• Your objective
Without the pictures, retype exactly the lines from the top of the entries below through the line that contains "const y = d3.scaleLinear().domain([0, 5]).range([466, 23]);".

• Provided records
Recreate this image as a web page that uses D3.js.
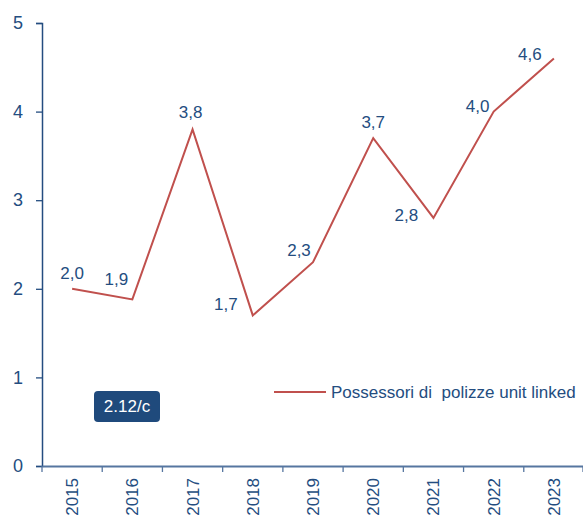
<!DOCTYPE html>
<html>
<head>
<meta charset="utf-8">
<script src="https://cdn.jsdelivr.net/npm/d3@7"></script>
<style>
  body { margin: 0; background: #fff; }
  text { font-family: "Liberation Sans", Arial, sans-serif; }
</style>
</head>
<body>
<div id="chart"></div>
<script>
// dati
const anni = ["2015", "2016", "2017", "2018", "2019", "2020", "2021", "2022", "2023"];
const valori = [2.0, 1.88, 3.8, 1.7, 2.3, 3.7, 2.8, 4.0, 4.6];
const etichette = ["2,0", "1,9", "3,8", "1,7", "2,3", "3,7", "2,8", "4,0", "4,6"];
const yTicks = [0, 1, 2, 3, 4, 5];
const nomeSerie = "Possessori di  polizze unit linked";

// spostamento delle etichette rispetto al punto (come nel grafico originale)
const offsetEtichette = [[0, -10], [-16, -14], [-2, -11], [-27, -5], [-14, -6], [0, -10], [-27, 3], [-16, 0], [-24, 2]];

const blu = "#244d80";
const rosso = "#c0504d";

const svg = d3.select("#chart")
  .append("svg")
  .attr("width", 583)
  .attr("height", 515);

const x = d3.scaleBand().domain(anni).range([42, 584]);
const y = d3.scaleLinear().domain([0, 5]).range([466, 23]);

// asse y
const assey = svg.append("g")
  .attr("transform", "translate(42,0)")
  .call(d3.axisLeft(y).tickValues(yTicks).tickFormat(d3.format("d")).tickSize(6).tickPadding(13));
assey.select(".domain").attr("stroke", blu).attr("stroke-width", 1.5);
assey.selectAll(".tick line").attr("stroke", blu).attr("stroke-width", 1.3);
assey.selectAll(".tick text")
  .attr("fill", blu)
  .style("font-size", "18px");

// asse x
const assex = svg.append("g")
  .attr("transform", "translate(0,466)")
  .call(d3.axisBottom(x).tickSize(0));
assex.select(".domain").attr("stroke", "#5676a0").attr("stroke-width", 1.8);
assex.selectAll(".tick text")
  .attr("fill", blu)
  .style("font-size", "17px")
  .attr("transform", "rotate(-90)")
  .attr("text-anchor", "end")
  .attr("x", -12)
  .attr("y", 0)
  .attr("dy", "0.35em");

// tacche tra le categorie
svg.append("g")
  .selectAll("line")
  .data(anni.concat(["fine"]))
  .join("line")
  .attr("x1", (d, i) => i < anni.length ? x(d) : x.range()[1] - 1)
  .attr("x2", (d, i) => i < anni.length ? x(d) : x.range()[1] - 1)
  .attr("y1", 466)
  .attr("y2", 472)
  .attr("stroke", "#5676a0")
  .attr("stroke-width", 1.3);

// linea
const cx = (d, i) => x(anni[i]) + x.bandwidth() / 2;
const linea = d3.line().x(cx).y(d => y(d));

svg.append("path")
  .datum(valori)
  .attr("d", linea)
  .attr("fill", "none")
  .attr("stroke", rosso)
  .attr("stroke-width", 2);

// etichette dei valori
svg.append("g")
  .selectAll("text")
  .data(valori)
  .join("text")
  .attr("x", (d, i) => cx(d, i) + offsetEtichette[i][0])
  .attr("y", (d, i) => y(d) + offsetEtichette[i][1])
  .attr("text-anchor", "middle")
  .attr("fill", blu)
  .style("font-size", "17px")
  .text((d, i) => etichette[i]);

// legenda
svg.append("line")
  .attr("x1", 274).attr("x2", 326)
  .attr("y1", 392).attr("y2", 392)
  .attr("stroke", rosso)
  .attr("stroke-width", 2);
svg.append("text")
  .attr("x", 331)
  .attr("y", 398)
  .attr("fill", blu)
  .style("font-size", "17px")
  .style("white-space", "pre")
  .text(nomeSerie);

// riquadro
svg.append("rect")
  .attr("x", 94).attr("y", 391)
  .attr("width", 66).attr("height", 31)
  .attr("rx", 4)
  .attr("fill", "#1f4a7c");
svg.append("text")
  .attr("x", 127).attr("y", 412)
  .attr("text-anchor", "middle")
  .attr("fill", "#fff")
  .style("font-size", "17px")
  .text("2.12/c");
</script>
</body>
</html>
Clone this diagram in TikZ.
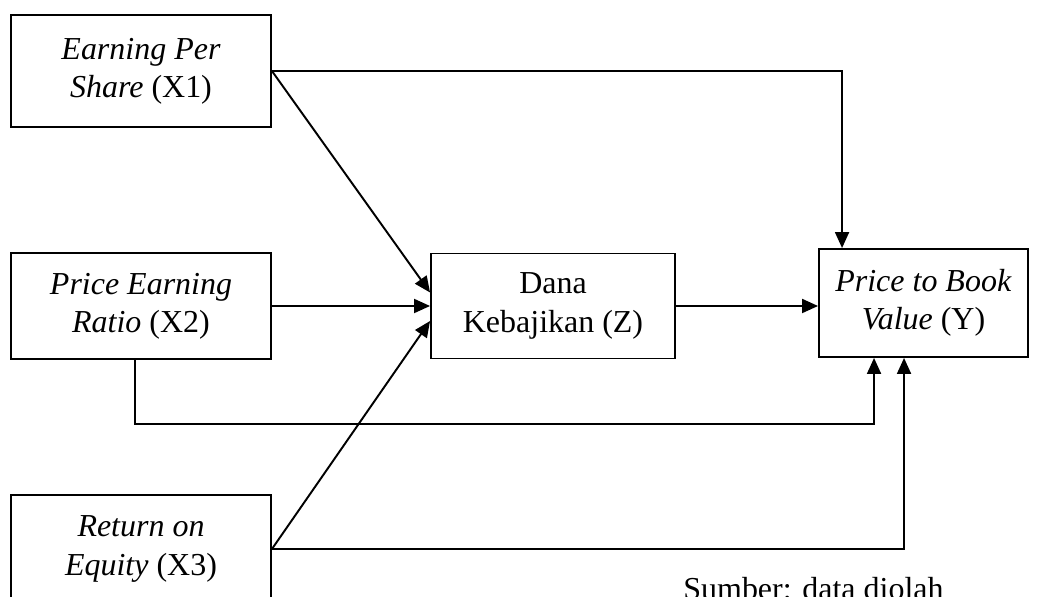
\documentclass[tikz,border=0pt]{standalone}
\usepackage{fontspec}
\setmainfont{Liberation Serif}
\usetikzlibrary{positioning, arrows.meta}
\begin{document}
\begin{tikzpicture}[x=0.02cm, y=-0.02cm,
    var/.style={rectangle, draw, line width=1.1pt, inner sep=0pt, align=center, font=\fontsize{18.2}{21.8}\selectfont},
    link/.style={draw, line width=1.1pt, -{Triangle[length=0.32cm, width=0.28cm]}}]
\clip (0,0) rectangle (1038,597);
\useasboundingbox (0,0) rectangle (1038,597);
\node[var, minimum width=5.2cm, minimum height=2.24cm] (x1) at (141,71) {\textit{Earning Per}\\\textit{Share} (X1)};
\node[var, minimum width=5.2cm, minimum height=2.12cm] (x2) at (141,306) {\textit{Price Earning}\\\textit{Ratio} (X2)};
\node[var, minimum width=5.2cm, minimum height=2.16cm] (x3) at (141,549) {\textit{Return on}\\\textit{Equity} (X3)};
\node[var, minimum width=4.88cm, minimum height=2.1cm] (z) at (553,306) {Dana\\Kebajikan (Z)};
\node[var, minimum width=4.18cm, minimum height=2.16cm] (y) at (923.5,303) {\textit{Price to Book}\\\textit{Value} (Y)};
\node[anchor=base west, inner sep=0pt, font=\fontsize{18.2}{21.8}\selectfont] (src) at (683,600) {Sumber: data diolah};

\draw[link] (x1.east) -| ([xshift=0.48cm]y.north west);
\draw[link] (x1.east) -- ([yshift=0.27cm]z.west);
\draw[link] (x2.east) -- (z.west);
\draw[link] (x3.east) -- ([yshift=-0.3cm]z.west);
\draw[link] (z.east) -- (z.east -| y.west);
\draw[link] ([xshift=-0.12cm]x2.south) -- ++(0,64) -| ([xshift=1.12cm]y.south west);
\draw[link] (x3.east) -| ([xshift=1.72cm]y.south west);
\end{tikzpicture}
\end{document}
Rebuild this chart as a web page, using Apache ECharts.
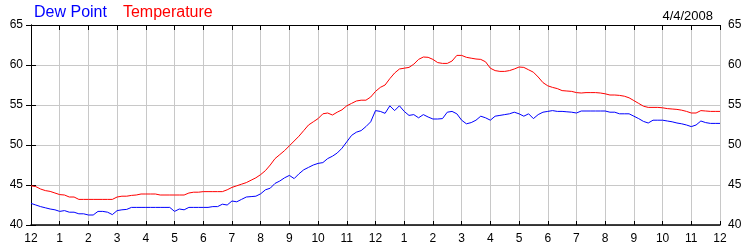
<!DOCTYPE html>
<html>
<head>
<meta charset="utf-8">
<script src="https://cdn.jsdelivr.net/npm/echarts@6/dist/echarts.min.js"></script>
<style>
html,body{margin:0;padding:0;background:#fff;}
#chart{width:750px;height:250px;}
</style>
</head>
<body>
<div id="chart"></div>
<script>
// 10-minute readings from 12 AM to 12 AM (next day), 145 values each
const dateLabel = '4/4/2008';
const stepMinutes = 10;
const hourLabels = ['12','1','2','3','4','5','6','7','8','9','10','11','12','1','2','3','4','5','6','7','8','9','10','11','12'];
const yTicks = [40, 45, 50, 55, 60, 65];

const temperature = [
  44.9,44.8,44.5,44.3,44.2,44.0,43.8,43.75,43.5,43.5,
  43.2,43.2,43.2,43.2,43.2,43.2,43.2,43.2,43.5,43.6,
  43.6,43.7,43.75,43.875,43.875,43.875,43.875,43.75,43.75,43.75,
  43.75,43.75,43.75,44.0,44.1,44.1,44.17,44.17,44.17,44.17,
  44.17,44.4,44.7,44.9,45.1,45.3,45.6,45.9,46.3,46.8,
  47.5,48.3,48.8,49.3,49.9,50.5,51.1,51.8,52.5,52.9,
  53.3,53.9,54.0,53.75,54.1,54.4,54.9,55.2,55.5,55.6,
  55.6,56.0,56.7,57.2,57.5,58.3,59.0,59.5,59.6,59.7,
  60.1,60.7,61.0,60.96,60.7,60.3,60.2,60.2,60.5,61.2,
  61.2,60.96,60.85,60.75,60.7,60.4,59.6,59.3,59.2,59.2,
  59.3,59.5,59.75,59.7,59.4,59.1,58.5,57.8,57.4,57.2,
  57.05,56.8,56.75,56.7,56.55,56.5,56.55,56.55,56.55,56.5,
  56.4,56.25,56.25,56.2,56.1,55.9,55.55,55.2,54.85,54.7,
  54.7,54.7,54.65,54.55,54.5,54.45,54.35,54.2,54.0,54.0,
  54.3,54.25,54.2,54.2,54.2
];

const dewPoint = [
  42.7,42.5,42.3,42.15,42.0,41.9,41.7,41.8,41.6,41.6,
  41.4,41.4,41.25,41.25,41.7,41.7,41.6,41.3,41.8,41.9,
  41.95,42.2,42.2,42.2,42.2,42.2,42.2,42.2,42.2,42.2,
  41.7,42.0,41.9,42.2,42.2,42.2,42.2,42.2,42.3,42.3,
  42.6,42.5,43.0,42.9,43.2,43.5,43.55,43.6,43.9,44.4,
  44.6,45.2,45.5,45.9,46.2,45.8,46.4,46.9,47.2,47.5,
  47.7,47.8,48.3,48.6,49.0,49.6,50.4,51.2,51.6,51.8,
  52.3,52.9,54.3,54.2,53.96,54.9,54.3,54.9,54.2,53.7,
  53.8,53.4,53.8,53.5,53.25,53.25,53.3,54.1,54.2,53.9,
  53.1,52.65,52.8,53.1,53.6,53.4,53.1,53.6,53.7,53.8,
  53.9,54.1,53.9,53.6,53.9,53.3,53.8,54.1,54.2,54.3,
  54.2,54.2,54.15,54.1,54.0,54.25,54.25,54.25,54.25,54.25,
  54.25,54.1,54.1,53.9,53.9,53.9,53.6,53.3,52.95,52.75,
  53.1,53.1,53.1,53.0,52.9,52.75,52.65,52.5,52.3,52.5,
  53.0,52.8,52.7,52.7,52.7
];

const toPairs = arr => arr.map((v, i) => [i * stepMinutes / 60, v]);

const chart = echarts.init(document.getElementById('chart'), null, {renderer: 'canvas'});
const FONT = 'Liberation Sans, Arial, sans-serif';
const gridColor = '#c8c8c8';

chart.setOption({
  animation: false,
  backgroundColor: '#ffffff',
  title: {
    text: dateLabel,
    right: 32,
    top: 5,
    textStyle: {fontFamily: FONT, fontSize: 13, fontWeight: 'normal', color: '#000'}
  },
  legend: {
    left: 24,
    top: 0,
    itemWidth: 0,
    itemHeight: 0,
    itemGap: 11,
    icon: 'rect',
    selectedMode: false,
    data: [
      {name: 'Dew Point', textStyle: {color: '#0000ff'}},
      {name: 'Temperature', textStyle: {color: '#ff0000'}}
    ],
    textStyle: {fontFamily: FONT, fontSize: 16}
  },
  grid: {left: 31, right: 30, top: 25, bottom: 25, containLabel: false},
  xAxis: [
    {
      type: 'value', min: 0, max: 24, interval: 1, position: 'bottom',
      axisLine: {show: true, onZero: false, lineStyle: {color: '#000', width: 1.5}},
      axisTick: {show: true, inside: true, length: 4, lineStyle: {color: '#000'}},
      axisLabel: {
        margin: 8, color: '#000', fontFamily: FONT, fontSize: 12,
        formatter: v => hourLabels[Math.round(v)]
      },
      splitLine: {show: true, lineStyle: {color: gridColor, width: 1}}
    },
    {
      type: 'value', min: 0, max: 24, interval: 1, position: 'top',
      axisLine: {show: true, onZero: false, lineStyle: {color: '#000', width: 1}},
      axisTick: {show: true, inside: true, length: 5, lineStyle: {color: '#000'}},
      axisLabel: {show: false},
      splitLine: {show: false}
    }
  ],
  yAxis: [
    {
      type: 'value', min: yTicks[0], max: yTicks[yTicks.length - 1], interval: 5, position: 'left',
      axisLine: {show: true, lineStyle: {color: '#000', width: 1}},
      axisTick: {show: true, inside: true, length: 5, lineStyle: {color: '#000'}},
      axisLabel: {margin: 8, color: '#000', fontFamily: FONT, fontSize: 12},
      splitLine: {show: true, lineStyle: {color: gridColor, width: 1}}
    },
    {
      type: 'value', min: yTicks[0], max: yTicks[yTicks.length - 1], interval: 5, position: 'right',
      axisLine: {show: true, lineStyle: {color: '#000', width: 1}},
      axisTick: {show: true, inside: true, length: 5, lineStyle: {color: '#000'}},
      axisLabel: {margin: 8, color: '#000', fontFamily: FONT, fontSize: 12},
      splitLine: {show: false}
    }
  ],
  series: [
    {
      name: 'Dew Point', type: 'line', xAxisIndex: 0, yAxisIndex: 0,
      data: toPairs(dewPoint), showSymbol: false, symbol: 'none',
      lineStyle: {color: '#0000ff', width: 1}, itemStyle: {color: '#0000ff'}
    },
    {
      name: 'Temperature', type: 'line', xAxisIndex: 0, yAxisIndex: 0,
      data: toPairs(temperature), showSymbol: false, symbol: 'none',
      lineStyle: {color: '#ff0000', width: 1}, itemStyle: {color: '#ff0000'}
    }
  ]
});
</script>
</body>
</html>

• Task result
Recreate this image as a web page that uses D3.js.
<!DOCTYPE html>
<html>
<head>
<meta charset="utf-8">
<script src="https://cdn.jsdelivr.net/npm/d3@7"></script>
<style>
  body { margin: 0; background: #fff; }
  text { font-family: "Liberation Sans", Arial, sans-serif; }
</style>
</head>
<body>
<div id="chart"></div>
<script>
// dati
const anni = ["2015", "2016", "2017", "2018", "2019", "2020", "2021", "2022", "2023"];
const valori = [2.0, 1.88, 3.8, 1.7, 2.3, 3.7, 2.8, 4.0, 4.6];
const etichette = ["2,0", "1,9", "3,8", "1,7", "2,3", "3,7", "2,8", "4,0", "4,6"];
const yTicks = [0, 1, 2, 3, 4, 5];
const nomeSerie = "Possessori di  polizze unit linked";

// spostamento delle etichette rispetto al punto (come nel grafico originale)
const offsetEtichette = [[0, -10], [-16, -14], [-2, -11], [-27, -5], [-14, -6], [0, -10], [-27, 3], [-16, 0], [-24, 2]];

const blu = "#244d80";
const rosso = "#c0504d";

const svg = d3.select("#chart")
  .append("svg")
  .attr("width", 583)
  .attr("height", 515);

const x = d3.scaleBand().domain(anni).range([42, 584]);
const y = d3.scaleLinear().domain([0, 5]).range([466, 23]);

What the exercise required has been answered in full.